The relationship I’ve created with my parents is why I picked up Kelly Corrigan’s memoir Glitter and Glue. I wanted to read a story about a daughter who had a Mom that stated, “Your father’s the glitter but I’m the glue.” You see, Kelly’s Mother was as tough as nails. There’s no negative connotation to that sentence, she just kept everything running smoothly by being very logical and by stating things pretty bluntly. She wasn’t 100% keen on the fact that after college Kelly decided to go on an adventure to Australia and work on becoming more interesting. But she stood by and watched as Kelly and her friend board the plane. Of course, becoming interesting has a cost and as her funds were dwindling, Kelly had to find employment quick or she’d be headed back home. So she decided to become a nanny, not knowing that meeting newly widowed John Tanner and his children would forever change the way she saw her Mother.
Sometimes it takes travelling halfway across the world to put things into perspective. Sometimes it takes meeting a family that has been robbed of the experiences we take for granted to make you take off your rose coloured glasses and start seeing things clearly. In this heartfelt memoir, Kelly doesn’t just share her experience, but makes you, the reader, sit up a little straighter and ask yourself if you really think your parents are out to hurt you or if their intentions are an effort to make you a stronger, better person.
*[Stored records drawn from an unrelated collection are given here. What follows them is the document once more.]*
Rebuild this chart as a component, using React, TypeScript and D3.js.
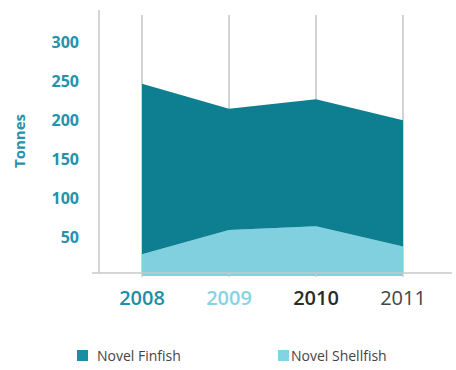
import React from "react";
import * as d3 from "d3";

const years = ["2008", "2009", "2010", "2011"];
const finfish = [219, 156, 163, 162];
const shellfish = [28, 59, 64, 38];
const yTicks = [50, 100, 150, 200, 250, 300];
const seriesNames = ["Novel Finfish", "Novel Shellfish"];
const yearColors = ["#1b8ea5", "#86d3e3", "#2b2b2b", "#444444"];

const W = 456, H = 370;
const FONT = "'Open Sans', 'Noto Sans', sans-serif";

export default function App() {
  const x = d3.scalePoint<string>().domain(years).range([142, 403]);
  const y = d3.scaleLinear().domain([0, 300]).range([276, 42.5]);
  const rows = years.map((yr, i) => ({ yr, finfish: finfish[i], shellfish: shellfish[i] }));
  const stack = d3.stack<any>().keys(["shellfish", "finfish"])(rows);
  const area = d3.area<any>()
    .x((d) => x(d.data.yr) as number)
    .y0((d) => y(d[0]))
    .y1((d) => y(d[1]));
  const colors: Record<string, string> = { shellfish: "#80d0df", finfish: "#0d7f90" };
  const baseY = 273;
  return (
    <svg width={W} height={H} style={{ position: "absolute", left: 0, top: 0, background: "#fff" }}>
      <line x1={99} x2={99} y1={10} y2={baseY} stroke="#c8c8c8" strokeWidth={1.5} />
      {years.map((yr) => (
        <line key={yr} x1={x(yr)} x2={x(yr)} y1={15} y2={baseY} stroke="#c4c4c4" strokeWidth={1.5} />
      ))}
      {stack.map((s) => (
        <path key={s.key} d={area(s as any) || ""} fill={colors[s.key]} />
      ))}
      <line x1={92} x2={452} y1={baseY} y2={baseY} stroke="#c8c8c8" strokeWidth={1.5} />
      {years.map((yr) => (
        <line key={"t" + yr} x1={x(yr)} x2={x(yr)} y1={baseY} y2={baseY + 4} stroke="#c8c8c8" strokeWidth={1.2} />
      ))}
      {yTicks.map((t) => (
        <text key={t} x={79} y={y(t)} dy="0.35em" textAnchor="end" fill="#2592ad"
          fontFamily={FONT} fontWeight={700} fontSize={16}>{t}</text>
      ))}
      <text transform="translate(25,141) rotate(-90)" textAnchor="middle" fill="#2592ad"
        fontFamily={FONT} fontWeight={700} fontSize={15}>Tonnes</text>
      {years.map((yr, i) => (
        <text key={"l" + yr} x={x(yr)} y={305} textAnchor="middle" fill={yearColors[i]}
          fontFamily={FONT} fontWeight={i === 3 ? 400 : 600} fontSize={20}>{yr}</text>
      ))}
      <rect x={77} y={350} width={11} height={11} fill="#188fa3" />
      <text x={97} y={361} fill="#444" fontFamily={FONT} fontSize={14}>{seriesNames[0]}</text>
      <rect x={278} y={350} width={11} height={11} fill="#84d3e4" />
      <text x={291} y={361} fill="#444" fontFamily={FONT} fontSize={14}>{seriesNames[1]}</text>
    </svg>
  );
}
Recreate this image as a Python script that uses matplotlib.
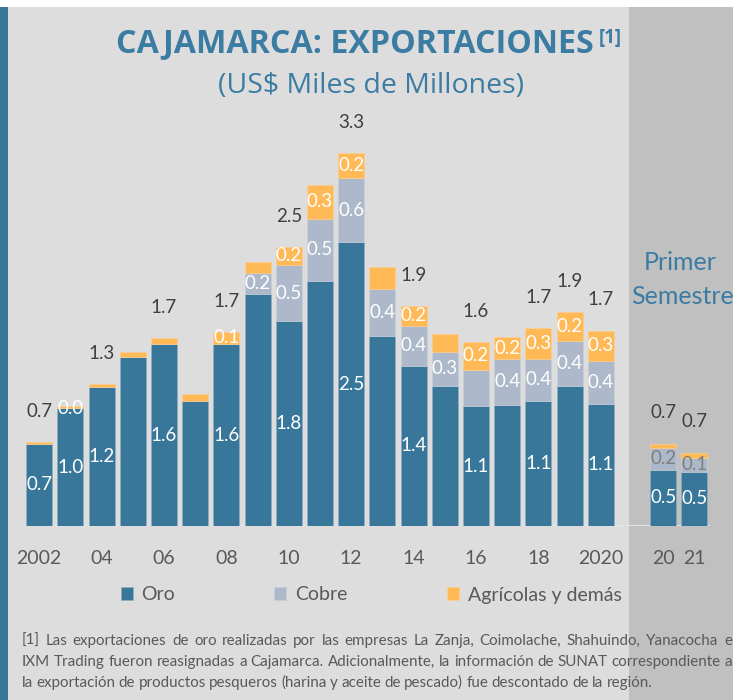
import numpy as np
import matplotlib.pyplot as plt
from matplotlib.patches import Rectangle

plt.rcParams['font.family'] = ['Lato', 'DejaVu Sans']

# ---- data (US$ miles de millones) ----
periodos = ['2002', '2003', '2004', '2005', '2006', '2007', '2008', '2009', '2010', '2011',
            '2012', '2013', '2014', '2015', '2016', '2017', '2018', '2019', '2020',
            '2020 S1', '2021 S1']
oro = [0.73, 1.04, 1.23, 1.50, 1.61, 1.11, 1.61, 2.05, 1.81, 2.17, 2.51, 1.68, 1.42,
       1.24, 1.06, 1.07, 1.11, 1.24, 1.08, 0.50, 0.48]
cobre = [0.00, 0.00, 0.00, 0.00, 0.00, 0.00, 0.00, 0.19, 0.50, 0.55, 0.57, 0.42, 0.35,
         0.30, 0.32, 0.41, 0.37, 0.40, 0.38, 0.19, 0.12]
agricolas = [0.01, 0.02, 0.03, 0.04, 0.05, 0.06, 0.11, 0.10, 0.16, 0.30, 0.22, 0.19, 0.18,
             0.16, 0.25, 0.19, 0.27, 0.25, 0.27, 0.04, 0.05]

oro_lbl = ['0.7', '1.0', '1.2', '', '1.6', '', '1.6', '', '1.8', '', '2.5', '', '1.4',
           '', '1.1', '', '1.1', '', '1.1', '0.5', '0.5']
cobre_lbl = ['', '0.0', '', '', '', '', '', '0.2', '0.5', '0.5', '0.6', '0.4', '0.4',
             '0.3', '', '0.4', '0.4', '0.4', '0.4', '0.2', '0.1']
agr_lbl = ['', '', '', '', '', '', '0.1', '', '0.2', '0.3', '0.2', '', '0.2',
           '', '0.2', '0.2', '0.3', '0.2', '0.3', '', '']
total_lbl = ['0.7', '', '1.3', '', '1.7', '', '1.7', '', '2.5', '', '3.3', '', '1.9',
             '', '1.6', '', '1.7', '1.9', '1.7', '0.7', '0.7']

tick_labels = ['2002', '04', '06', '08', '10', '12', '14', '16', '18', '2020', '20', '21']
tick_idx = [0, 2, 4, 6, 8, 10, 12, 14, 16, 18, 19, 20]

footnote = [
    "[1] Las exportaciones de oro realizadas por las empresas La Zanja, Coimolache, Shahuindo, Yanacocha e",
    "IXM Trading fueron reasignadas a Cajamarca. Adicionalmente, la información de SUNAT correspondiente a",
    "la exportación de productos pesqueros (harina y aceite de pescado) fue descontado de la región.",
]

# ---- colours ----
c_oro = '#387799'
c_cobre = '#ADB9CA'
c_agr = '#FFB957'
c_title = '#3B7CA3'
c_text = '#595959'

W, H = 744, 700
fig = plt.figure(figsize=(W / 100, H / 100), dpi=100)
fig.patch.set_facecolor('#DDDDDD')

# background panels
fig.patches.append(Rectangle((629 / W, 0), 104 / W, 693 / H, transform=fig.transFigure,
                             facecolor='#C0C0C0', edgecolor='none', zorder=-10))
fig.patches.append(Rectangle((0, 0), 8 / W, 693 / H, transform=fig.transFigure,
                             facecolor=c_oro, edgecolor='none', zorder=-10))
fig.patches.append(Rectangle((0, 693 / H), 1, 7 / H, transform=fig.transFigure,
                             facecolor='white', edgecolor='none', zorder=-10))
fig.patches.append(Rectangle((733 / W, 0), 11 / W, 1, transform=fig.transFigure,
                             facecolor='white', edgecolor='none', zorder=-10))

ax = fig.add_axes([22 / W, 174 / H, 688 / W, 3.8 * 113 / H])
ax.set_facecolor('none')
for s in ax.spines.values():
    s.set_visible(False)

x = np.array(list(range(19)) + [20, 21])
oro_a = np.array(oro)
cob_a = np.array(cobre)
agr_a = np.array(agricolas)
total = oro_a + cob_a + agr_a

w = 0.83
b1 = ax.bar(x, oro_a, w, color=c_oro, edgecolor='#8FAFC4', linewidth=0.4, label='Oro')
b2 = ax.bar(x, cob_a, w, bottom=oro_a, color=c_cobre, edgecolor='#C9D1DB', linewidth=0.4,
            label='Cobre')
b3 = ax.bar(x, agr_a, w, bottom=oro_a + cob_a, color=c_agr, edgecolor='#FFD08F',
            linewidth=0.4, label='Agrícolas y demás')
ax.axhline(0, color='#E6E6E6', lw=1.5, zorder=0)

fs = 13.5
for i in range(len(x)):
    if oro_lbl[i]:
        ax.text(x[i], oro_a[i] / 2, oro_lbl[i], ha='center', va='center', color='white',
                fontsize=fs)
    if cobre_lbl[i]:
        col = '#7F7F7F' if i >= 19 else 'white'
        ax.text(x[i], oro_a[i] + cob_a[i] / 2, cobre_lbl[i], ha='center', va='center',
                color=col, fontsize=fs)
    if agr_lbl[i]:
        ax.text(x[i], oro_a[i] + cob_a[i] + agr_a[i] / 2, agr_lbl[i], ha='center',
                va='center', color='white', fontsize=fs)
    if total_lbl[i]:
        ax.annotate(total_lbl[i], (x[i], total[i]), xytext=(0, 22), textcoords='offset points',
                    ha='center', va='center', color='#404040', fontsize=fs)

ax.set_xlim(-0.55, 21.5)
ax.set_ylim(0, 3.8)
ax.set_yticks([])
ax.set_xticks(x[tick_idx], tick_labels)
ax.tick_params(axis='x', length=0, pad=17, labelsize=14, labelcolor=c_text)

# legend
fig.legend(handles=[b1, b2, b3], loc='center', bbox_to_anchor=(371 / W, 1 - 595 / H),
           ncol=3, frameon=False, fontsize=14, labelcolor=c_text,
           handlelength=0.62, handleheight=0.62, handletextpad=0.45, columnspacing=5.1)

# titles
r = fig.canvas.get_renderer()
t1 = fig.text(355 / W, 1 - 44 / H, 'CAJAMARCA: EXPORTACIONES', ha='center', va='center',
              fontsize=23.2, fontweight='bold', color=c_title, family='Open Sans')
bb = t1.get_window_extent(r)
fig.text(bb.x1 / W + 5 / W, 1 - 38 / H, '[1]', ha='left', va='center', fontsize=13.5,
         fontweight='bold', color=c_title, family='Open Sans')
fig.text(371 / W, 1 - 86 / H, '(US$ Miles de Millones)', ha='center', va='center',
         fontsize=20.5, color=c_title, family='Open Sans')
fig.text(680 / W, 1 - 263 / H, 'Primer', ha='center', va='center', fontsize=18, color=c_title)
fig.text(683 / W, 1 - 297 / H, 'Semestre', ha='center', va='center', fontsize=18,
         color=c_title)

# footnote, justified word by word
x0, x1 = 22 / W, 732 / W
ys = [645, 666, 687]
for k, line in enumerate(footnote):
    words = line.split()
    texts = [fig.text(0, 1 - ys[k] / H, wd, fontsize=10.9, color=c_text, va='baseline')
             for wd in words]
    widths = [t.get_window_extent(r).width / W for t in texts]
    if k < len(footnote) - 1:
        gap = (x1 - x0 - sum(widths)) / (len(words) - 1)
    else:
        gap = 3.3 / W
    pos = x0
    for t, wd in zip(texts, widths):
        t.set_x(pos)
        pos += wd + gap

fig.savefig('out.png', dpi=100, facecolor=fig.get_facecolor())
I think that Gretchen Rubin, New York Times bestselling author of The Happiness Project nailed it when she stated,
“In this endearing, funny, and thought-provoking memoir, Kelly Corrigan’s memories of long-ago adventures illuminate the changing relationships between mothers and children—as well as everything else that really matters.”
With writing that’s insightful and graceful, Kelly Corrigan’s memoir Glitter and Glue will make you feel like you’re having coffee with an old friend. I can almost guarantee that the second you close the book, you will pick up the phone to thank your parents for all that they’ve done to make you the person you are today.